Smart drafters don’t select the best available players, they fill a team’s positions of greatest need.



  1. Xlvordie February 22, 2017

    I miss Casey hayward

  2. Xlvordie February 22, 2017

    I would go as far as saying the season could have ended differently with him

  3. PF4L February 22, 2017

    Although i agree with most of the article, did anyone at the time scream we should keep Hayward?
    Most readers gave no fuck, including myself.
    But give it up for this guy…..
    03/13/2016 at 4:36 pm
    $5 million a year will prove to be a bargain for Hayward. I think I would have paid him. I expected he’d get more.

    Lets not forget the biting ironic sarcasm of Ditka’s Mom…….Looks like he had it pegged. lmao
    03/13/2016 at 4:36 pm
    We’ll never win Super Bowl without Hayward. Thanks for wasting our draft pick on his replacement. Fire Ted!

    03/13/2016 at 5:41 pm
    Heywood was too often late to the party. His departure should save my vocal cords.

    Also give it up for Kato….credit is given, when it’s due. That’s just how i roll.
    03/15/2016 at 6:52 am
    Hayward was a lot better than you guys make him out to be. Sheesh.

    Now Rob, Janis didn’t get released….so calm down.

    Also Rob…Hayward had a great rookie season, Janis had a great 2 long catches. These situations are hardly similar, so don’t get it all twisted in your bitterness.

    Thank you for understanding.

    1. Ace February 22, 2017

      Dude, what is with your archive of comments?

      1. PF4L February 23, 2017

        Dude, explain please.

  4. PF4L February 22, 2017

    Also credit Monty for acknowledging Hayward, even after only 3 games.

  5. Cheese February 22, 2017

    So much for draft and develop. Who needs a second round pick that you’ve been grooming for four years when you can replace him with a basketball player and an out of position safety. God TT is fuckin maddening…. What stupid shit is he gonna pull this year?

  6. Savage57 February 23, 2017

    I’m pissed at Hayward like no other.

    He proved I don’t know shit about football talent.

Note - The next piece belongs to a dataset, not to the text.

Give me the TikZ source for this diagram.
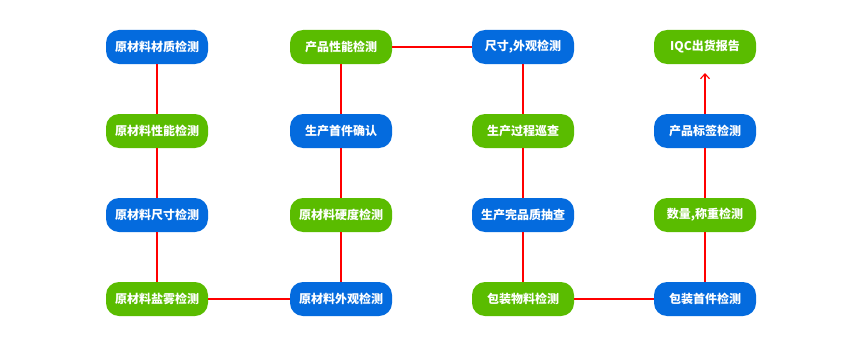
\documentclass[tikz,border=0pt]{standalone}
\usepackage{fontspec}
\newfontfamily\cjk{Noto Sans CJK SC}
\usetikzlibrary{arrows.meta}
\definecolor{bluebox}{RGB}{4,107,222}
\definecolor{greenbox}{RGB}{90,188,0}
\tikzset{
  box/.style={rounded corners=13pt, minimum width=102pt, minimum height=34pt, inner sep=0pt,
    text=white, font=\cjk\bfseries\fontsize{12}{14}\selectfont},
  bbox/.style={box, fill=bluebox},
  gbox/.style={box, fill=greenbox},
  link/.style={red, line width=1.1pt},
}
\begin{document}
\begin{tikzpicture}[x=1pt,y=-1pt]
\useasboundingbox (0,0) rectangle (861,345);
% column 1
\node[bbox] (a1) at (157,47) {原材料材质检测};
\node[gbox] (a2) at (157,131) {原材料性能检测};
\node[bbox] (a3) at (157,215) {原材料尺寸检测};
\node[gbox] (a4) at (157,299) {原材料盐雾检测};
% column 2
\node[gbox] (b1) at (341,47) {产品性能检测};
\node[bbox] (b2) at (341,131) {生产首件确认};
\node[gbox] (b3) at (341,215) {原材料硬度检测};
\node[bbox] (b4) at (341,299) {原材料外观检测};
% column 3
\node[bbox] (c1) at (523,47) {尺寸,外观检测};
\node[gbox] (c2) at (523,131) {生产过程巡查};
\node[bbox] (c3) at (523,215) {生产完品质抽查};
\node[gbox] (c4) at (523,299) {包装物料检测};
% column 4
\node[gbox] (d1) at (705,47) {IQC出货报告};
\node[bbox] (d2) at (705,131) {产品标签检测};
\node[gbox] (d3) at (705,215) {数量,称重检测};
\node[bbox] (d4) at (705,299) {包装首件检测};
\coordinate (tip) at (705,73);
% connectors
\draw[link] (a1) -- (a2);
\draw[link] (a2) -- (a3);
\draw[link] (a3) -- (a4);
\draw[link] (a4) -- (b4);
\draw[link] (b4) -- (b3);
\draw[link] (b3) -- (b2);
\draw[link] (b2) -- (b1);
\draw[link] (b1) -- (c1);
\draw[link] (c1) -- (c2);
\draw[link] (c2) -- (c3);
\draw[link] (c3) -- (c4);
\draw[link] (c4) -- (d4);
\draw[link] (d4) -- (d3);
\draw[link] (d3) -- (d2);
\draw[link, -{Straight Barb[length=5pt,width=9pt]}] (d2) -- (tip);
\end{tikzpicture}
\end{document}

    1. PF4L February 23, 2017

      lol…Now you know how Ted feels :)

  7. shawn February 23, 2017

    No one who watched a snap of game film for the Packers in 2014 or 2015 would have paid Casey Hayward the money he got from the Chargers. That was a no brainer. If Ted won’t pay a guy HE spent a 2nd round pick on, that says about all you need to say about it.
    The press man coverage in the slot was the only thing he was good at. He was lazy in combo coverages, fell asleep while playing zone and couldn’t tackle anyone. Other than that, he was fantastic.
    Maybe not being offered a contract by the Packers woke him up, and he realized he better focus on his game. Maybe he hates cold weather and wanted to play someplace warm all along. Maybe his stat-line was a fluke this season. Who knows?
    I just know I don’t want him covering Doug Baldwin on 3rd and 7 in the NFC Championship Game. I DO know that.

    1. PF4L February 23, 2017

      There’s a lot of Packer corners i don’t want covering anybodys receivers in any NFCCG. Because it’s painful to watch.
      After seeing our corners against Atlanta, i would have gladly taken my chances with Hayward replacing any one of them.

      There were a lot of reasons to point to as reasons the Packers lost to Seattle, but Hayward wasn’t one of them.